Advantages of Floating Stock
A company has many implications of issuing a number of shares in the market. A company has several advantages of floating stocks in the marker which we will get to know below:
Price Stability
If there are enough floating shares in the market then the stock has greater liquidity which means a lot of people can buy or sell the stock without big price swings. Investors like to invest in stocks that do not have drastic price fluctuations.
Investor Attraction
A higher number of floating stocks of a company indicates a strong market confidence and stability which attracts investors as it helps them to acquire large portions without affecting the stock prices.
Market Manipulation
If there is a large number of floating stock available in the market then it becomes difficult for a single entity to manipulate the stock price as retail investors also influence the prices.
Market Efficiency
If a large number of shares are actively traded in the market then the stock prices reflect the actual value, this leads to increase in efficiency of trading.
Shortcomings of Floating Stock
There are potential drawbacks of floating stocks that a company might have to face which should be definitely known by investor to prevent themselves from various risks:
Price Instability
If there are less number of floating shares in the market for trading then stock prices do not remain stable. The stock price can be easily manipulated by large institutions if they have majority stakes in the ownership. This can also be perceived as a lack of confidence in a company’s future prospects.
Loss of Control
Issuing more shares in the market dilutes the ownership of existing shareholders and reduces their control and influence over the company’s decisions.
Lower Earnings per Share
An increased number of outstanding shares in the market dilutes earnings per share which impacts the stock prices as lower EPS are seen negatively by the investors.
Increased Costs
A large number of floating stocks represents a diverse number of shareholders having different interests and perspectives; this can lead to higher administrative costs that might be related to shareholder communication, meetings and regulatory compliances.
Final Thoughts
Float Stocks is an important tool for investors to identify the number of shares held by the public.
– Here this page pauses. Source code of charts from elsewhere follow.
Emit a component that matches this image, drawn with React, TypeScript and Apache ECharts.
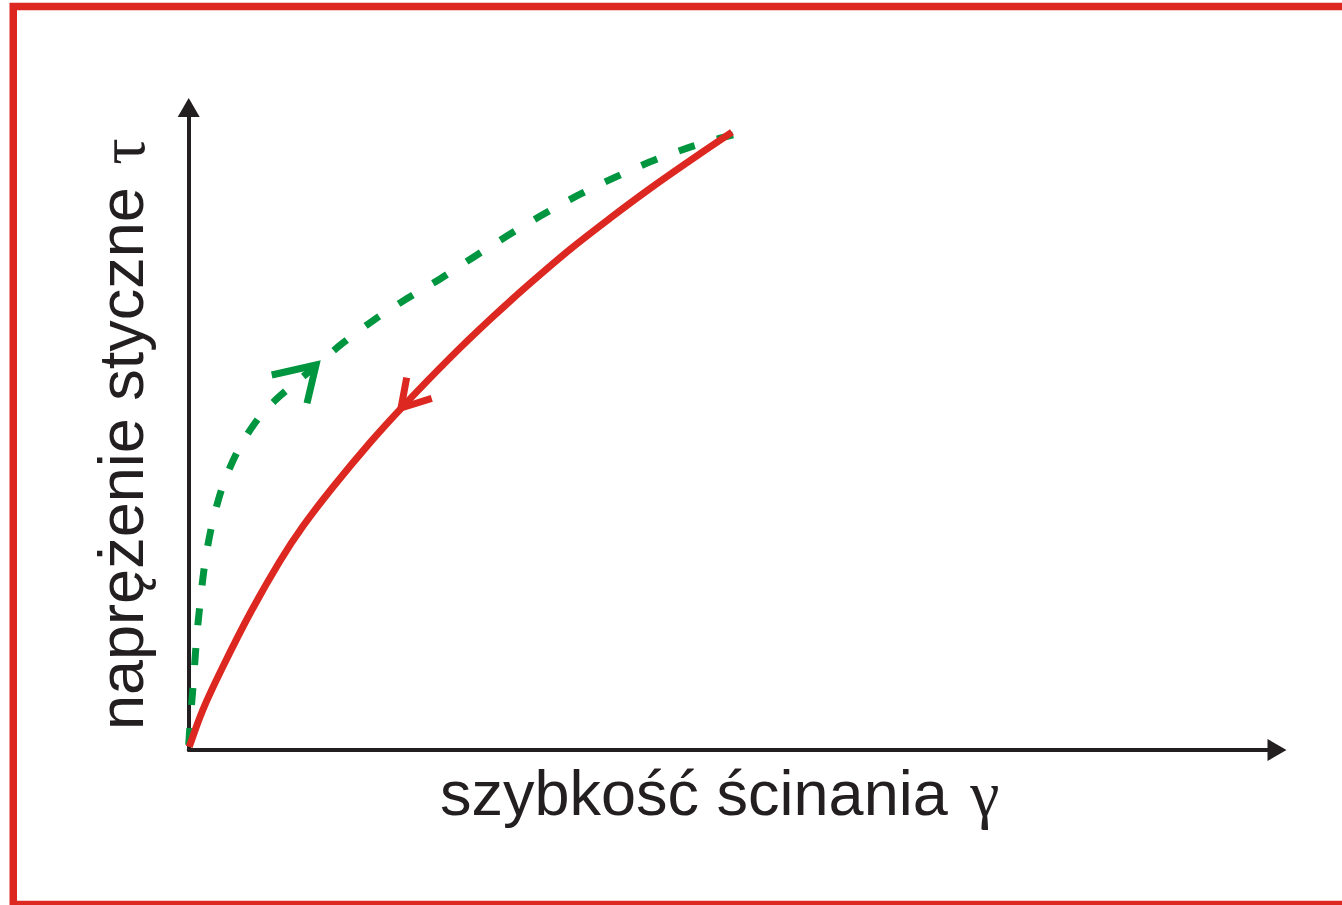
import React, { useEffect, useRef } from "react";
import * as echarts from "echarts";

// Data (axis units: 0..100 on both axes)
const redX = [0.05, 1.31, 3.15, 5.63, 8.39, 10.51, 13.26, 16.66, 19.69, 24.01, 27.68, 31.36, 35.03, 38.71, 42.38, 46.06, 49.92];
const redY = [0.47, 6.3, 13.0, 21.25, 29.42, 34.86, 40.93, 47.84, 53.49, 61.03, 67.0, 72.61, 77.9, 82.75, 87.36, 91.72, 96.17];

const greenX = [0.0, 0.18, 0.46, 0.73, 1.1, 1.56, 2.29, 3.3, 4.77, 6.61, 8.44, 11.2, 14.13, 16.98, 20.1, 23.13, 26.16, 29.28, 32.31, 35.7, 39.01, 42.4, 45.8, 47.91, 50.02];
const greenY = [0.8, 5.3, 11.22, 17.46, 23.69, 29.93, 36.17, 41.93, 47.39, 52.07, 55.18, 59.08, 63.29, 66.88, 70.3, 73.35, 76.7, 80.03, 83.11, 86.27, 89.01, 91.55, 93.68, 94.79, 95.75];

// direction chevrons
const greenArrowX = [7.63, 11.7, 10.87];
const greenArrowY = [58.37, 59.92, 53.96];
const redArrowX = [20.03, 19.51, 22.33];
const redArrowY = [57.95, 53.23, 54.74];

const xLabel = "szybkość ścinania ";
const xGreek = "γ";
const yLabel = "naprężenie styczne ";
const yGreek = "τ";

const RED = "#dc2820";
const GREEN = "#00953f";
const INK = "#231f20";

const zip = (xs: number[], ys: number[]) => xs.map((x, i) => [x, ys[i]]);

export default function App() {
  const ref = useRef<HTMLDivElement>(null);
  useEffect(() => {
    if (!ref.current) return;
    const chart = echarts.init(ref.current, undefined, { renderer: "svg" });
    const axisCommon = {
      type: "value" as const,
      min: 0,
      max: 100,
      axisLine: {
        show: true,
        symbol: ["none", "triangle"],
        symbolSize: [22, 19],
        lineStyle: { color: INK, width: 4 },
      },
      axisTick: { show: false },
      axisLabel: { show: false },
      splitLine: { show: false },
    };
    const rich = {
      a: { fontFamily: "Liberation Sans, Arial, sans-serif", fontSize: 63, fill: INK },
      g: {
        fontFamily: "Liberation Serif, Times New Roman, serif",
        fontSize: 66,
        fill: INK,
        padding: [0, 0, 0, 5],
      },
    };
    chart.setOption({
      animation: false,
      backgroundColor: "#ffffff",
      grid: { left: 188.7, top: 107.5, right: 65, bottom: 155 },
      xAxis: axisCommon,
      yAxis: axisCommon,
      series: [
        {
          type: "line",
          data: zip(greenX, greenY),
          showSymbol: false,
          symbol: "none",
          smooth: 0.3,
          lineStyle: { color: GREEN, width: 7, type: [17, 23], cap: "butt" },
          z: 2,
        },
        {
          type: "line",
          data: zip(greenArrowX, greenArrowY),
          showSymbol: false,
          symbol: "none",
          lineStyle: { color: GREEN, width: 7, join: "miter" },
          z: 3,
        },
        {
          type: "line",
          data: zip(redX, redY),
          showSymbol: false,
          symbol: "none",
          smooth: 0.35,
          lineStyle: { color: RED, width: 7, join: "round" },
          z: 4,
        },
        {
          type: "line",
          data: zip(redArrowX, redArrowY),
          showSymbol: false,
          symbol: "none",
          lineStyle: { color: RED, width: 7, join: "miter" },
          z: 5,
        },
      ],
      graphic: [
        {
          type: "rect",
          silent: true,
          shape: { x: 13.25, y: 6.5, width: 1340, height: 898 },
          style: { fill: "none", stroke: RED, lineWidth: 7.5 },
        },
        {
          type: "text",
          x: 440,
          y: 793,
          silent: true,
          style: {
            text: `{a|${xLabel}}{g|${xGreek}}`,
            rich,
            align: "left",
            textAlign: "left",
            verticalAlign: "middle",
            textVerticalAlign: "middle",
          },
        },
        {
          type: "text",
          x: 121,
          y: 730,
          rotation: Math.PI / 2,
          silent: true,
          style: {
            text: `{a|${yLabel}}{g|${yGreek}}`,
            rich,
            align: "left",
            textAlign: "left",
            verticalAlign: "middle",
            textVerticalAlign: "middle",
          },
        },
      ],
    });
    return () => chart.dispose();
  }, []);
  return (
    <div
      ref={ref}
      style={{ position: "fixed", left: 0, top: 0, width: 1342, height: 905 }}
    />
  );
}
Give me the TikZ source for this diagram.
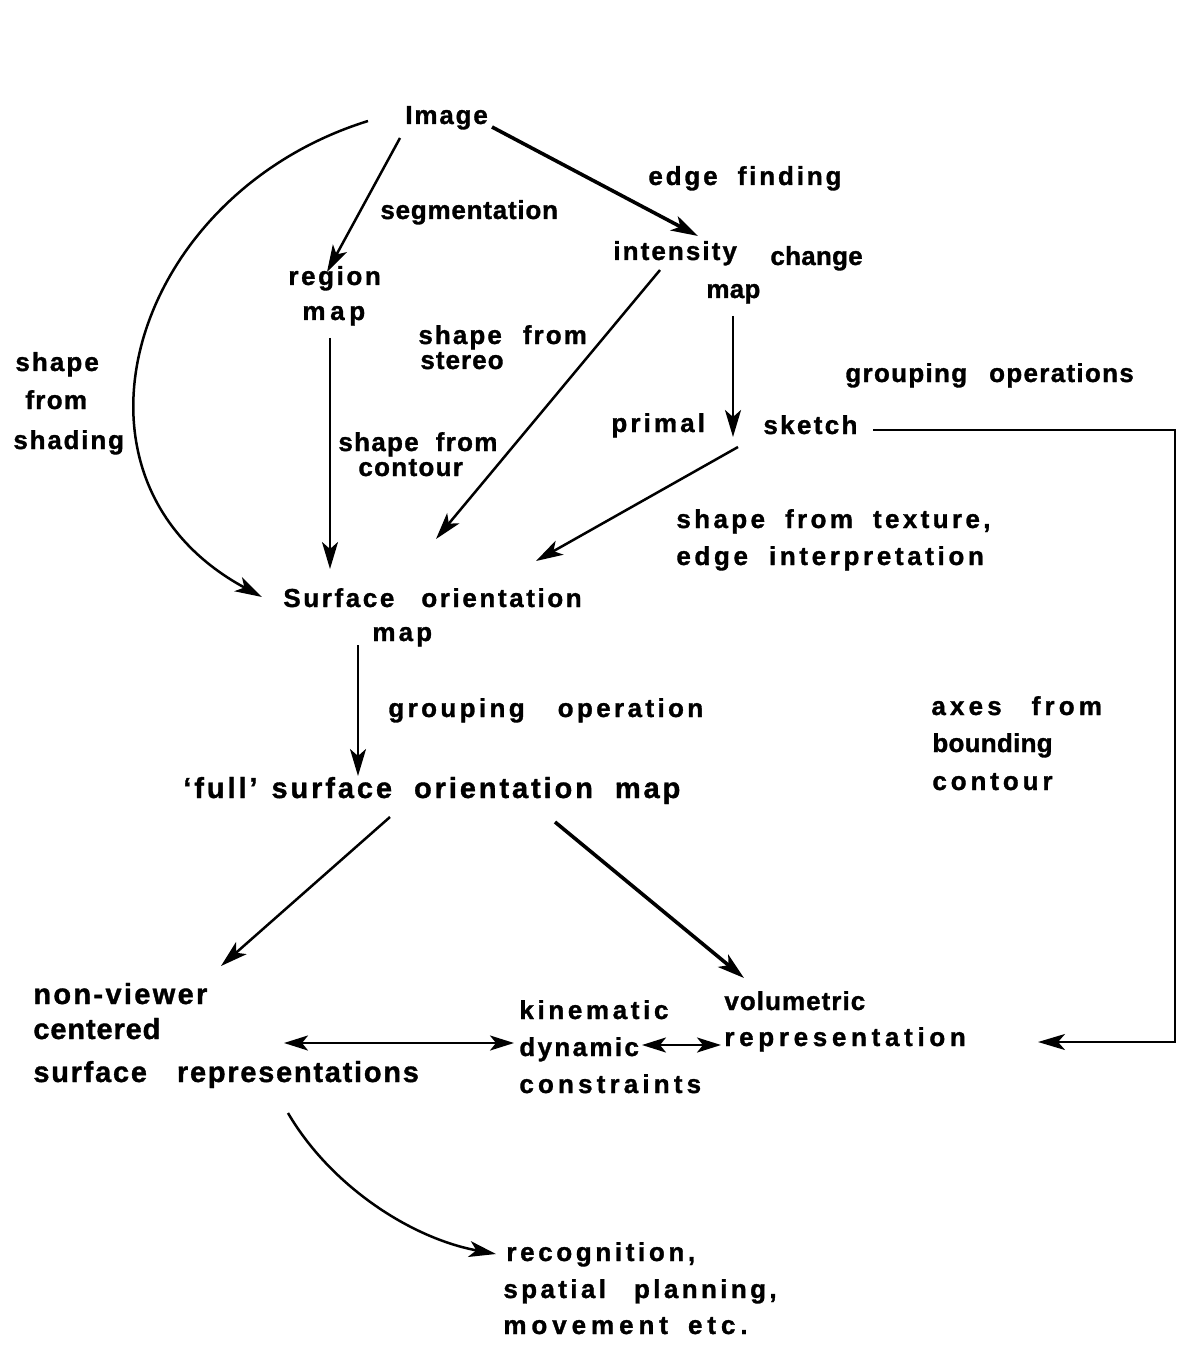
\documentclass[tikz,border=0pt]{standalone}
\usepackage{fontspec}
\setmainfont{Liberation Sans}
\newfontfamily\lblfont{Liberation Sans Bold}[FakeBold=1.2]
\usetikzlibrary{arrows.meta}
\newcommand\wg[1]{\hspace{#1pt}}
\begin{document}
\begin{tikzpicture}[x=0.5pt,y=-0.5pt,
  lbl/.style={anchor=base west, inner sep=0pt, font=\lblfont\fontsize{13}{15}\selectfont\addfontfeature{LetterSpace=#1}},
  lbl/.default=8,
  blbl/.style={anchor=base west, inner sep=0pt, font=\lblfont\fontsize{14.5}{16}\selectfont\addfontfeature{LetterSpace=#1}},
  blbl/.default=8,
  tip/.style={-{Stealth[length=13.5pt,width=8pt,inset=3.5pt]}},
  arr/.style={line width=1.25pt, tip},
  tarr/.style={line width=1.8pt, tip},
  darr/.style={line width=1.25pt, {Stealth[length=12pt,width=7.5pt,inset=3pt]}-{Stealth[length=12pt,width=7.5pt,inset=3pt]}}]
\useasboundingbox (0,0) rectangle (1183,1353);

% labels
\node[lbl=7] (image) at (405,124) {Image};
\node[lbl=11] (edgefinding) at (648,185) {edge\wg{10}finding};
\node[lbl=3] (segm) at (380,219) {segmentation};
\node[lbl=8] (intensity) at (613,260) {intensity};
\node[lbl=1] (change) at (770,265) {change};
\node[lbl=1] (imap) at (706,298) {map};
\node[lbl=10] (region) at (288,285) {region};
\node[lbl=18] (rmap) at (302,320) {map};
\node[lbl=8] (sfs) at (418,344) {shape\wg{10.5}from};
\node[lbl=4] (stereo) at (420,369) {stereo};
\node[lbl=8] (shshape) at (15,371) {shape};
\node[lbl=5] (shfrom) at (25,409) {from};
\node[lbl=7] (shading) at (13,449) {shading};
\node[lbl=5] (groupops) at (845,382) {grouping\wg{11}operations};
\node[lbl=12] (primal) at (611,432) {primal};
\node[lbl=9] (sketch) at (763,434) {sketch};
\node[lbl=5] (sfc) at (338,451) {shape\wg{8.5}from};
\node[lbl=5] (contourA) at (358,476) {contour};
\node[lbl=13] (sft) at (676,528) {shape\wg{10}from\wg{10}texture,};
\node[lbl=14] (edgeint) at (676,565) {edge\wg{10.5}interpretation};
\node[lbl=10] (surf) at (283,607) {Surface\wg{13.5}orientation};
\node[lbl=12] (smap) at (372,641) {map};
\node[lbl=13] (groupop) at (388,717) {grouping\wg{16.5}operation};
\node[lbl=16] (axes) at (931,715) {axes\wg{15}from};
\node[lbl=1] (bounding) at (932,752) {bounding};
\node[lbl=15] (contourB) at (932,790) {contour};
\node[blbl=10] (full) at (183,798) {‘full’\wg{7}surface\wg{11}orientation\wg{11}map};
\node[blbl=8] (nonviewer) at (33,1004) {non-viewer};
\node[blbl=3] (centered) at (33,1039) {centered};
\node[blbl=6] (surfrep) at (33,1082) {surface\wg{15}representations};
\node[lbl=14] (kinematic) at (519,1019) {kinematic};
\node[lbl=9] (dynamic) at (519,1056) {dynamic};
\node[lbl=16] (constraints) at (519,1093) {constraints};
\node[lbl=4] (volumetric) at (724,1010) {volumetric};
\node[lbl=18] (representation) at (724,1046) {representation};
\node[lbl=14] (recog) at (506,1261) {recognition,};
\node[lbl=13] (spatial) at (503,1298) {spatial\wg{14}planning,};
\node[lbl=19] (movement) at (503,1334) {movement\wg{10}etc.};

% connector end points
\coordinate (imgL) at (368,121);
\coordinate (imgB) at (400,138);
\coordinate (imgR) at (492,127);
\coordinate (regT) at (327,272);
\coordinate (intT) at (698,236);
\coordinate (regB) at (330,338);
\coordinate (surfT) at (330,569);
\coordinate (intB) at (660,270);
\coordinate (surfTR) at (436,539);
\coordinate (imapB) at (733,316);
\coordinate (skT) at (733,437);
\coordinate (skB) at (738,447);
\coordinate (surfR) at (536,561);
\coordinate (surfL) at (262,597);
\coordinate (skR) at (873,430);
\coordinate (c1) at (1175,430);
\coordinate (c2) at (1175,1042);
\coordinate (repR) at (1038,1042);
\coordinate (smapB) at (358,645);
\coordinate (fullT) at (358,776);
\coordinate (fullBL) at (390,817);
\coordinate (nvT) at (221,966);
\coordinate (fullBR) at (555,822);
\coordinate (volT) at (744,978);
\coordinate (srR) at (284,1043);
\coordinate (kinL) at (514,1043);
\coordinate (dynR) at (642,1045);
\coordinate (repL) at (721,1045);
\coordinate (srB) at (288,1113);
\coordinate (recL) at (496,1254);

% connectors
\draw[arr] (imgB) -- (regT);
\draw[tarr] (imgR) -- (intT);
\draw[arr] (imgL) .. controls (130,195) and (45,480) .. (surfL);
\draw[arr] (regB) -- (surfT);
\draw[arr] (intB) -- (surfTR);
\draw[arr] (imapB) -- (skT);
\draw[arr] (skB) -- (surfR);
\draw[arr] (skR) -- (c1) -- (c2) -- (repR);
\draw[arr] (smapB) -- (fullT);
\draw[arr] (fullBL) -- (nvT);
\draw[tarr] (fullBR) -- (volT);
\draw[darr] (srR) -- (kinL);
\draw[darr] (dynR) -- (repL);
\draw[arr] (srB) .. controls (330,1185) and (410,1238) .. (recL);
\end{tikzpicture}
\end{document}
Investors can make sound decisions by analyzing if the market can be manipulated easily or not. It is one of the basic fundamentals which is to be known by the investors, however technical analysis also plays an important role to identify the price action in the stock market. Technical analysis can be easily learned from the trading in the zone course offered by GTF.
FAQs
What are Floating Stocks?
Floating Stocks represents the shares that are available for active trading in the market. These shares do not include the ones held by insiders, promoters or employees of the company.
What is the formula for floating stocks?
In order to calculate the total number of outstanding shares available in the market for trading, restricted shares, institution owned shares and ESOPs are deducted from the total outstanding shares.
Floating Stocks = Outstanding Shares – Restricted Shares – Institution owned shares – ESOPs
What is the difference between floating shares and outstanding shares?
Outstanding shares represent those shares which are the total shares issued by the company in order to raise capital from the market. On the other hand, floating shares are the ones that are available for active trading in the open market and are not held by the insiders of the company.
How are float stocks beneficial?
A large number of float stocks in the market allow investors to make their decisions and reflect the true value of the company. Market manipulation becomes difficult as the majority stocks are held by the public.
What are the drawbacks of float stocks?
One main drawback of a large number of float stocks in the market is that it dilutes ownership of existing shareholders affecting the decision making process of the company.